In a system at constant temperature and volume, a decrease in Helmholtz free energy indicates a spontaneous process.
The concept is significant in statistical thermodynamics as it relates macroscopic thermodynamic properties to microscopic states through partition functions.
For fluids, particularly in statistical associating fluid theory, Helmholtz free energy helps model phase behavior by considering interactions between particles.
Cubic equations of state utilize Helmholtz free energy to derive relationships between pressure, volume, and temperature for various substances.
Review Questions
How does Helmholtz free energy relate to spontaneous processes in a closed system?
In a closed system at constant temperature and volume, a decrease in Helmholtz free energy indicates that a process can occur spontaneously. This relationship highlights how changes in internal energy and entropy contribute to the overall behavior of the system. Thus, understanding Helmholtz free energy helps predict when certain reactions or transformations can happen without external work being applied.
Discuss how Helmholtz free energy can be used to analyze phase transitions in fluids according to statistical associating fluid theory.
Helmholtz free energy plays a crucial role in analyzing phase transitions in fluids within the context of statistical associating fluid theory (SAFT). In SAFT, the Helmholtz free energy accounts for molecular interactions and helps describe how different phases coexist at equilibrium. By evaluating changes in Helmholtz free energy during phase transitions, one can identify critical points and assess stability, providing insights into fluid behavior under varying conditions.
Evaluate the significance of Helmholtz free energy in connecting microscopic states to macroscopic properties through cubic equations of state.

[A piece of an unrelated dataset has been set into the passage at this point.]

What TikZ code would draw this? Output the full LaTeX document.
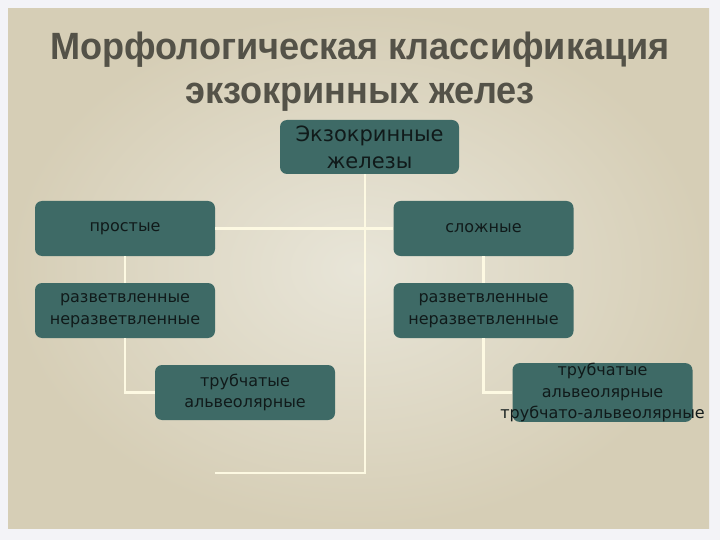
\documentclass[tikz,border=0pt]{standalone}
\usepackage{fontspec}
\setmainfont{DejaVu Sans}
\newfontfamily\titlefont[FakeStretch=0.95]{Liberation Sans}
\usepackage{xcolor}
\usetikzlibrary{positioning}

\definecolor{pageback}{RGB}{243,243,247}
\definecolor{paperdark}{RGB}{214,206,182}
\definecolor{paperlight}{RGB}{232,229,216}
\definecolor{boxteal}{RGB}{62,106,102}
\definecolor{boxtext}{RGB}{16,26,26}
\definecolor{titlegray}{RGB}{84,82,72}
\definecolor{linkcream}{RGB}{253,249,226}

\begin{document}
\begin{tikzpicture}[
    x=1pt,y=-1pt,
    box/.style={rounded corners=7pt,fill=boxteal,text width=180pt,minimum height=55pt,
      inner sep=0pt,align=center,text=boxtext,font=\fontsize{16}{21.5}\selectfont},
    link/.style={draw=linkcream,line width=2.2pt}
  ]
    \fill[pageback] (0,0) rectangle (720,540);
    \shade[inner color=paperlight,outer color=paperdark] (8,9) rectangle (709,528);

    \node[font=\titlefont\bfseries\fontsize{38}{44}\selectfont,text=titlegray,align=center] (title) at (360,72)
      {Морфологическая классификация\\экзокринных желез};

    \node[box,text width=179pt,minimum height=54pt,font=\fontsize{21}{27}\selectfont] (root) at (369.5,147) {Экзокринные\\железы};
    \node[box] (simple) at (125,228.5) {простые};
    \node[box] (complex) at (483.5,228.5) {сложные};
    \node[box] (simplebr) at (125,310.5) {разветвленные\\неразветвленные};
    \node[box] (complexbr) at (483.5,310.5) {разветвленные\\неразветвленные};
    \node[box] (simpletube) at (245,392.5) {трубчатые\\альвеолярные};
    \node[box] (complextube) at (602.5,392.5)
      {трубчатые\\альвеолярные\\\makebox[\linewidth][c]{трубчато-альвеолярные}};
    \coordinate (corner) at (365,473);
    \coordinate (tail) at (215,473);

    % connectors
    \draw[link] (root.south -| corner) -- (corner) -- (tail);
    \draw[link] (simple.east) -- (complex.west);
    \draw[link] (simple) -- (simplebr);
    \draw[link] (complex) -- (complexbr);
    \draw[link] (simplebr.south) |- (simpletube.west);
    \draw[link] (complexbr.south) |- (complextube.west);
\end{tikzpicture}
\end{document}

Helmholtz free energy serves as a vital link between microscopic states and macroscopic properties when using cubic equations of state. By relating variables like pressure, volume, and temperature to the underlying molecular interactions, these equations can predict real gas behavior more accurately. Analyzing how Helmholtz free energy changes with respect to these variables enhances our understanding of how matter behaves under different conditions, which is essential for optimizing chemical processes and designing industrial applications.